** COLLECTED MATERIAL **
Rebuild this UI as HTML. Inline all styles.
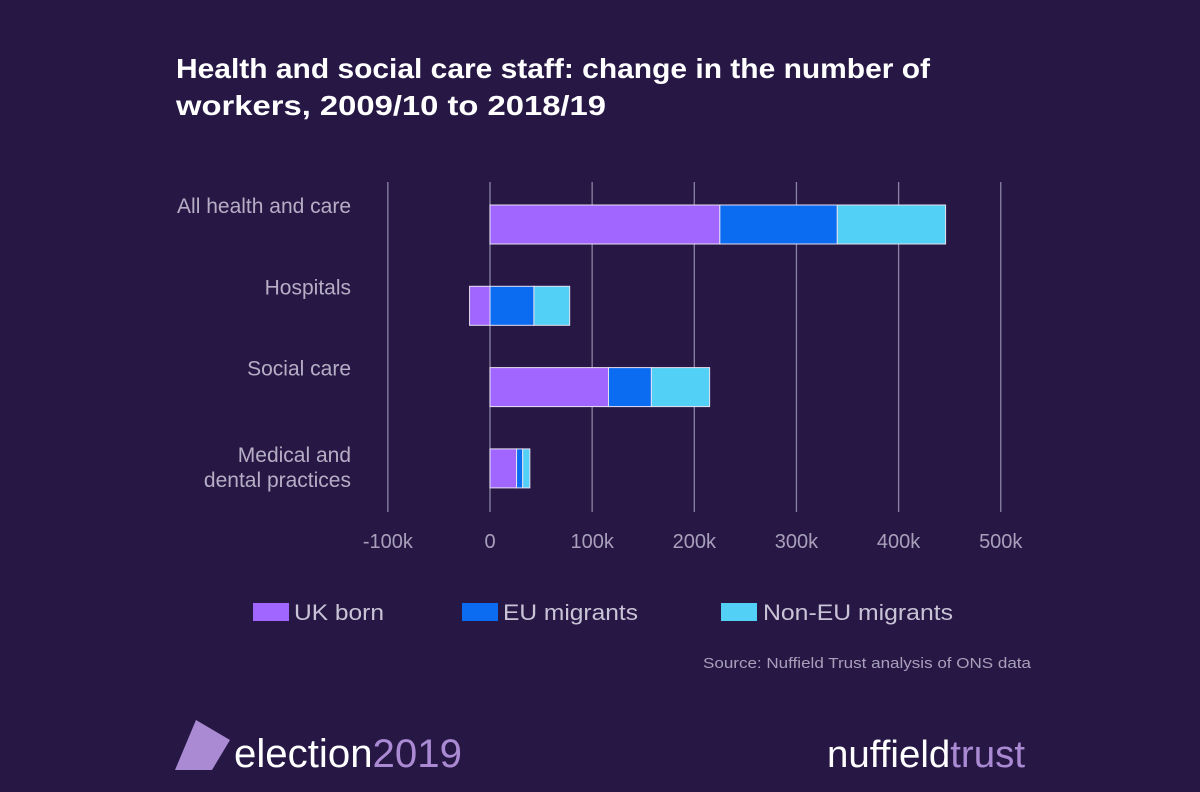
<!DOCTYPE html>
<html><head><meta charset="utf-8"><style>
body{margin:0;width:1200px;height:792px;background:#261745;overflow:hidden;font-family:"Liberation Sans",sans-serif}
svg{display:block}
</style></head><body>
<svg width="1200" height="792" id="c">
<text x="176" y="78" fill="#fff" font-size="28" font-weight="bold" textLength="754" lengthAdjust="spacingAndGlyphs">Health and social care staff: change in the number of</text>
<text x="176" y="115" fill="#fff" font-size="28" font-weight="bold" textLength="430" lengthAdjust="spacingAndGlyphs">workers, 2009/10 to 2018/19</text>
<g id="grid"></g><g id="bars"></g><g id="cats"></g><g id="ticks"></g>
<g>
<rect x="253" y="603" width="36" height="18" fill="#a066ff"/>
<text x="294" y="620" fill="#c9c3d6" font-size="22" textLength="90" lengthAdjust="spacingAndGlyphs">UK born</text>
<rect x="462" y="603" width="36" height="18" fill="#0b6cf2"/>
<text x="503" y="620" fill="#c9c3d6" font-size="22" textLength="135" lengthAdjust="spacingAndGlyphs">EU migrants</text>
<rect x="721" y="603" width="36" height="18" fill="#52d0f5"/>
<text x="763" y="620" fill="#c9c3d6" font-size="22" textLength="190" lengthAdjust="spacingAndGlyphs">Non-EU migrants</text>
</g>
<text x="1031" y="668" text-anchor="end" fill="#a8a0bb" font-size="15" textLength="328" lengthAdjust="spacingAndGlyphs">Source: Nuffield Trust analysis of ONS data</text>
<polygon points="196,720 230,740 212,770 175,770" fill="#ab8ad4"/>
<text x="234" y="767" font-size="40" fill="#fff" textLength="228" lengthAdjust="spacingAndGlyphs">election<tspan fill="#ab8ad4">2019</tspan></text>
<text x="827" y="767" font-size="38" fill="#fff" textLength="198" lengthAdjust="spacingAndGlyphs">nuffield<tspan fill="#ab8ad4">trust</tspan></text>
</svg>
<script>
const categories=["All health and care","Hospitals","Social care","Medical and|dental practices"];
const ukBorn=[225,-20,116,26];
const euMigrants=[115,43,42,6];
const nonEuMigrants=[106,35,57,7];
const tickValues=[-100,0,100,200,300,400,500];
const tickLabels=["-100k","0","100k","200k","300k","400k","500k"];
const NS="http://www.w3.org/2000/svg";
const x=v=>490+v*1.0215;
const rowY=i=>205+i*81.3;
function mk(t,a,p){const e=document.createElementNS(NS,t);for(const k in a)e.setAttribute(k,a[k]);document.getElementById(p).appendChild(e);return e;}
tickValues.forEach((v,i)=>{
 const l=mk('line',{x1:x(v),x2:x(v),y1:182,y2:512,stroke:'#8c84a3','stroke-width':1.3},'grid');
 
 
 const t=mk('text',{x:x(v),y:548,'text-anchor':'middle',fill:'#a8a0bb','font-size':20},'ticks');
 t.textContent=tickLabels[i];
 
 
});
const series=[[ukBorn,'#a066ff','bar-uk-born'],[euMigrants,'#0b6cf2','bar-eu-migrants'],[nonEuMigrants,'#52d0f5','bar-non-eu-migrants']];
categories.forEach((c,i)=>{
 let pos=0,neg=0;
 series.forEach(([arr,col,nm])=>{
  const v=arr[i];let a,b;
  if(v>=0){a=pos;b=pos+v;pos=b;}else{b=neg;a=neg+v;neg=a;}
  const r=mk('rect',{x:x(a),y:rowY(i),width:x(b)-x(a),height:39,fill:col,stroke:'#e6e0f0','stroke-width':1},'bars');
  
  
 });
 const lines=c.split('|');
 lines.forEach((s,j)=>{
  const t=mk('text',{x:351,y:(lines.length>1?rowY(i)+13+j*25:rowY(i)+8),'text-anchor':'end',fill:'#b5aec5','font-size':21},'cats');
  t.textContent=s;
  
  
 });
});
</script>
</body></html>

** GIVEN PROBLEM **
Copy out every line of the material above exactly, skipping the pictures.

** RESULT BELOW **
Rebuild this UI as HTML. Inline all styles.
<!DOCTYPE html>
<html><head><meta charset="utf-8"><style>
body{margin:0;width:1200px;height:792px;background:#261745;overflow:hidden;font-family:"Liberation Sans",sans-serif}
svg{display:block}
</style></head><body>
<svg width="1200" height="792" id="c">
<text x="176" y="78" fill="#fff" font-size="28" font-weight="bold" textLength="754" lengthAdjust="spacingAndGlyphs">Health and social care staff: change in the number of</text>
<text x="176" y="115" fill="#fff" font-size="28" font-weight="bold" textLength="430" lengthAdjust="spacingAndGlyphs">workers, 2009/10 to 2018/19</text>
<g id="grid"></g><g id="bars"></g><g id="cats"></g><g id="ticks"></g>
<g>
<rect x="253" y="603" width="36" height="18" fill="#a066ff"/>
<text x="294" y="620" fill="#c9c3d6" font-size="22" textLength="90" lengthAdjust="spacingAndGlyphs">UK born</text>
<rect x="462" y="603" width="36" height="18" fill="#0b6cf2"/>
<text x="503" y="620" fill="#c9c3d6" font-size="22" textLength="135" lengthAdjust="spacingAndGlyphs">EU migrants</text>
<rect x="721" y="603" width="36" height="18" fill="#52d0f5"/>
<text x="763" y="620" fill="#c9c3d6" font-size="22" textLength="190" lengthAdjust="spacingAndGlyphs">Non-EU migrants</text>
</g>
<text x="1031" y="668" text-anchor="end" fill="#a8a0bb" font-size="15" textLength="328" lengthAdjust="spacingAndGlyphs">Source: Nuffield Trust analysis of ONS data</text>
<polygon points="196,720 230,740 212,770 175,770" fill="#ab8ad4"/>
<text x="234" y="767" font-size="40" fill="#fff" textLength="228" lengthAdjust="spacingAndGlyphs">election<tspan fill="#ab8ad4">2019</tspan></text>
<text x="827" y="767" font-size="38" fill="#fff" textLength="198" lengthAdjust="spacingAndGlyphs">nuffield<tspan fill="#ab8ad4">trust</tspan></text>
</svg>
<script>
const categories=["All health and care","Hospitals","Social care","Medical and|dental practices"];
const ukBorn=[225,-20,116,26];
const euMigrants=[115,43,42,6];
const nonEuMigrants=[106,35,57,7];
const tickValues=[-100,0,100,200,300,400,500];
const tickLabels=["-100k","0","100k","200k","300k","400k","500k"];
const NS="http://www.w3.org/2000/svg";
const x=v=>490+v*1.0215;
const rowY=i=>205+i*81.3;
function mk(t,a,p){const e=document.createElementNS(NS,t);for(const k in a)e.setAttribute(k,a[k]);document.getElementById(p).appendChild(e);return e;}
tickValues.forEach((v,i)=>{
 const l=mk('line',{x1:x(v),x2:x(v),y1:182,y2:512,stroke:'#8c84a3','stroke-width':1.3},'grid');
 
 
 const t=mk('text',{x:x(v),y:548,'text-anchor':'middle',fill:'#a8a0bb','font-size':20},'ticks');
 t.textContent=tickLabels[i];
 
 
});
const series=[[ukBorn,'#a066ff','bar-uk-born'],[euMigrants,'#0b6cf2','bar-eu-migrants'],[nonEuMigrants,'#52d0f5','bar-non-eu-migrants']];
categories.forEach((c,i)=>{
 let pos=0,neg=0;
 series.forEach(([arr,col,nm])=>{
  const v=arr[i];let a,b;
  if(v>=0){a=pos;b=pos+v;pos=b;}else{b=neg;a=neg+v;neg=a;}
  const r=mk('rect',{x:x(a),y:rowY(i),width:x(b)-x(a),height:39,fill:col,stroke:'#e6e0f0','stroke-width':1},'bars');
  
  
 });
 const lines=c.split('|');
 lines.forEach((s,j)=>{
  const t=mk('text',{x:351,y:(lines.length>1?rowY(i)+13+j*25:rowY(i)+8),'text-anchor':'end',fill:'#b5aec5','font-size':21},'cats');
  t.textContent=s;
  
  
 });
});
</script>
</body></html>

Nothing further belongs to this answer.